With the way you've outlined it I think you've emphasized that a 'Senior developer' is someone who can be both social and technical, that's a good thing and would be very beneficial for any person who can do those two things well... but I wouldn't discount people who are exceptionally technical but need someone else to help them prioritize and define their work and focus.

I noticed a few years ago that what set me apart from my junior days was that now when I have a question, I decide what I think the best course of action is, send an email with the question and my choice, along with a statement that I'm proceeding in that direction unless someone stops me, and then start working on it.

Previously, I'd either have no idea what to do with it, or just not work on that thing at all. (Usually I'd move on to something else, since there was seldom that I didn't have multiple things that needed doing.)

It means that I'm a lot more efficient at getting things done, but I never get so far out of the proper path that it's a problem. And even going down the wrong path usually produces something of value for the correct path.

Ha, and the next level is; just do it and wait for someone to tell you it's wrong, which they probably won't but you've already argued the alternatives to yourself anyway. So criticism at that point is just opinion and doesn't matter.
I don't think I'll ever reach that level. While I'm very confident in my decisions, I'm wrong (at least a little bit) often enough that I always point out when I'm making those decisions.

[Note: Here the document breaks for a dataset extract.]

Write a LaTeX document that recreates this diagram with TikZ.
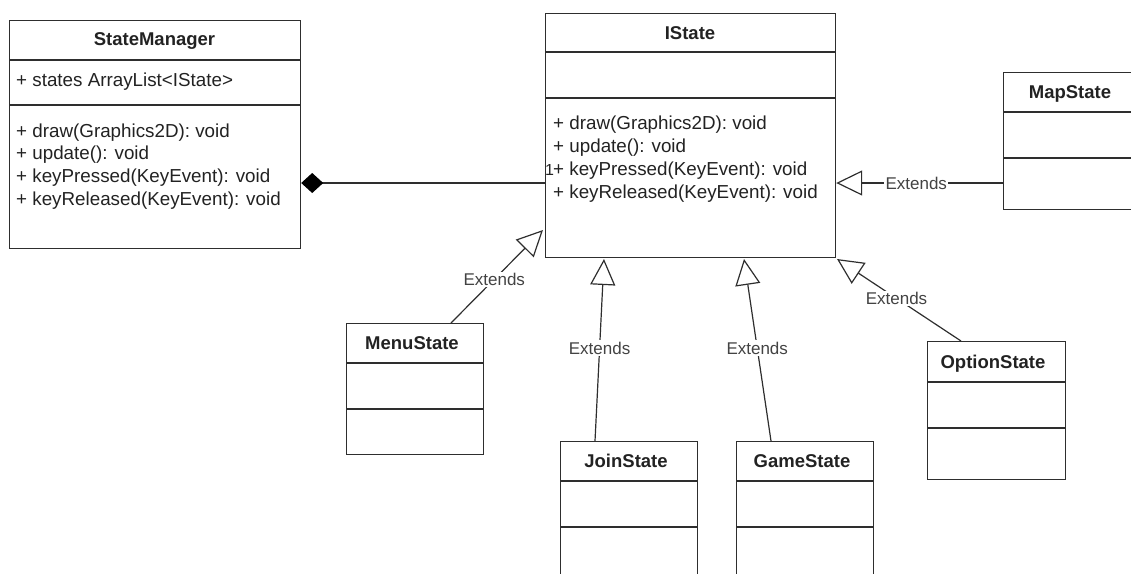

Quite often I get no response, and just continue. But those time that I do get a response are still important enough that I'm not willing to risk missing them.

Intermediate developer - Will produce something if left alone, but not necessarily what the business most needs. Needs minimal supervision, but defined goals. Senior developer - Will produce immediate business value if completely ignored.

The difference between these two do not seem to be related to technical ability but rather being able to detect 'business value' within the organization's general business model.

Technical ability, beyond basic competence and the ability to look 2 steps ahead, is a surprisingly small amount of what makes a developer useful.
This seems to be a good road to go down, but low hanging fruit skews this a bit. For example at my first IT job they used a system that text messaged customers to remind them of appointments. It cost $250 a month per office (12 offices), I took initiative (I was the only IT person in the company, I had very little management) and replaced it with an alternative I wrote in Python that used Twillo and brought that cost to below $5 a month per office. The savings were slightly greater than my salary (I also provided general IT services that were then basically free for them), but I wouldn't call myself a senior developer or a developer at all really as I've only held IT services jobs.
Senior developers also learn to stop being needlessly pedantic.
You're right I am a senior developer.
I think he was saying the opposite. (Your reply seemed pretty pedantic to me).
The real question is, what is 'business value' then?

The business value defined by the engineering department and the business value defined by the business department, can be sometimes very different.

... And you expect a "senior" to be able to understand, negotiate and resolve this, as well as understand when and how to escalate, etc.
I've noticed a steady movement by companies to treat anyone with X number of years of experience as "senior" rather than their capability. Your definition is far better but harder to gauge compared to years of experience (likely why they do it this way).
Unfortunately this is glorifying a lot of terrible practices.

People who work in environments with, for example, "pressure -- lots of pressure" often end up not realizing there's another option that's actually a lot healthier for them, their coworkers, and their organization.

Senior professionals avoid all of that nonsense like the plague and would never glorify it. Senior people are professionals who work efficiently and effectively.

That's just beautiful!
So true! i also have this saved up. I read it time and time again, during rough and smooth times.

You gotta do you fucking time. Best Advice Ever!